A 64 year old African-American woman with diabetes mellitus for 11 years, hypertension for 5 years, and hypercholesterolaemia presented, after being lost to follow up, with progressive blurred vision in both eyes. There was no history of glaucoma, laser treatment, or any other significant medical or neurological disease. Visual acuity was counting fingers in the right eye and 20/400 in the left eye. The pupillary examination, gonioscopy, and applanation tonometry were normal. A moderate nuclear sclerosis was present. Funduscopic examination revealed severe proliferative diabetic retinopathy with vitreous haemorrhages in both eyes. The left eye had peripapillary myelinated retinal nerve fibres (Fig 1) with partially cicatricial retinal neovascularisation and low lying traction retinal detachments along the superotemporal and inferotemporal arcades. There was diffuse macular oedema with cystoid changes. Fundus photographs taken 6 years earlier revealed severe non-proliferative diabetic retinopathy with macular oedema in both eyes and much more extensive peripapillary myelinated nerve fibres of the left eye (Fig 2).
The area of myelinated retinal nerve fibres had markedly decreased allowing visualisation of the previously obscured retinal vessels and optic disc margin. The loss of myelinated retinal nerve fibres was more pronounced at the superior and inferior disc margins corresponding to the areas of tractional retinal detachment.

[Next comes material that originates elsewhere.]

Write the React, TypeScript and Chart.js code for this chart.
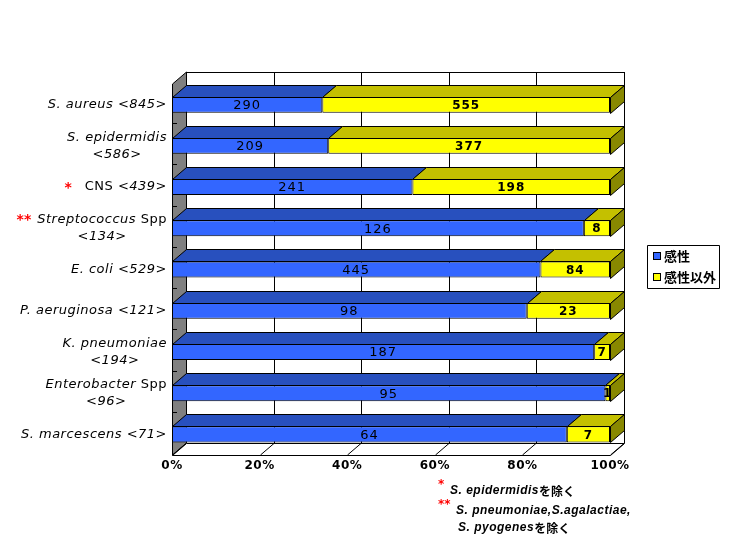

Myelinated retinal nerve fibres are usually benign, developmental abnormalities found on routine examination. They occur when myelinisation of the optic nerve continues beyond the lamina cribrosa to involve the retinal nerve fibres. On funduscopy, they typically appear as a solitary white or grey-white striated patch which follows the nerve fibre layer. In a series of 3968 consecutive necropsies the incidence of myelinated retinal nerve fibres was found to be 0.98%.1
Myelinated retinal nerve fibres usually remain unchanged. Loss of myelin can occur either from primary demyelination—for example, in optic neuritis2 or secondary to retinal ganglion cell damage. The latter can be caused by ischaemia, inflammation, degeneration, or compression anywhere along the path of the retinal ganglion cell from the inner retinal layer to the lateral geniculate body. Reported examples involving inner retinal ischaemia as a cause of myelinated retinal nerve fibre loss include branch retinal artery occlusion3 and central retinal artery occlusion.4 In diabetic retinopathy, ischaemic changes occur in the inner retina, leading to damage to the ganglion cell and atrophy of the nerve fibre layer. This is the mechanism responsible for the loss of myelinated retinal nerve fibres in our patient. Tractional retinal detachment, usually a late complication of diabetic retinopathy, most likely contributed to the atrophy. Ischaemic damage to the retinal nerve fibres is common in early diabetic retinopathy. Chihara et al,5 using retinal nerve fibre layer photographs, found retinal nerve fibre layer defects to be common in eyes with diabetic retinopathy. We report the observation that inner retinal ischaemia secondary to diabetic retinopathy can result in the loss of myelin in the of myelinated retinal nerve fibres.